The sample covariance matrix $\Sigma$ (chosen because it is symmetric and, therefore, diagonalizable) can be decomposed as
$$\Sigma = \text{diag}(\sigma) C \text{diag}(\sigma)$$ where $\text{diag}(\sigma)$ is a matrix with volatilities along the diagonal, and $C$ is the correlation matrix.
Question
If we compute the matrix exponential of the covariance matrix, $$e^\Sigma = \sum_{k=0}^\infty \frac{1}{k!} \Sigma^k$$ does it too have a unique decomposition?
Attempt
Eigenvectors might indicate a possible answer regarding some link, since
$$\Sigma = PDP^{-1}$$ $$e^\Sigma = Pe^DP^{-1}$$
where $D = \text{diag}(\lambda_1, ..., \lambda_n)$ is a diagonal matrix whose entries are the eigenvalues of $\Sigma$, $e^D = \text{diag}(e^{\lambda_1}, ..., e^{\lambda_n})$, and $P$ contains eigenvectors corresponding to the eigenvalues.
This is unlike my case though because I am not interested in eigenvalues, only the actual matrix, or the matrix exponential of any symmetric matrix.
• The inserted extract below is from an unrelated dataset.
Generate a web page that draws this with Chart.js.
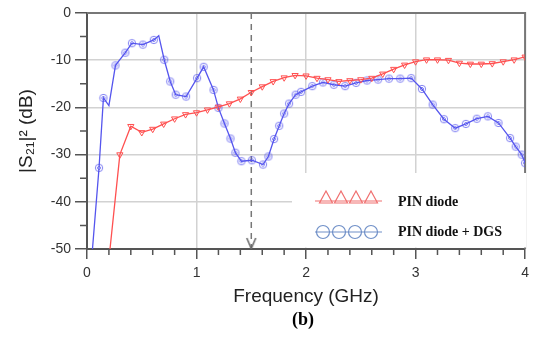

Nevertheless, this is the only decomposition I know of so far, so someone could confirm that it is the only one out there
Suppose $\Sigma = PDP^{-1}$. Look at your formula for $e^{\Sigma}$. Note that $$\Sigma^k = \left(PDP^{-1}\right)^k=PDP^{-1}PDP^{-1}\dots PDP^{-1}=PD^kP^{-1}.$$ So we have $$e^{\Sigma}=\sum_{k=0}^\infty\frac{1}{k!}\Sigma^k=\sum_{k=0}^\infty\frac{1}{k!}PD^kP^{-1}=P\left(\sum_{k=0}^\infty\frac{1}{k!}D^k\right)P^{-1}=Pe^{D}P^{-1}.$$ And because $D$ is diagonal, $D^k$ and hence $e^D$ are really easy to compute: just take $D$, and raise the diagonal entries to the power of $k$ (for $D^k$) or exponentiate them (for $e^D$).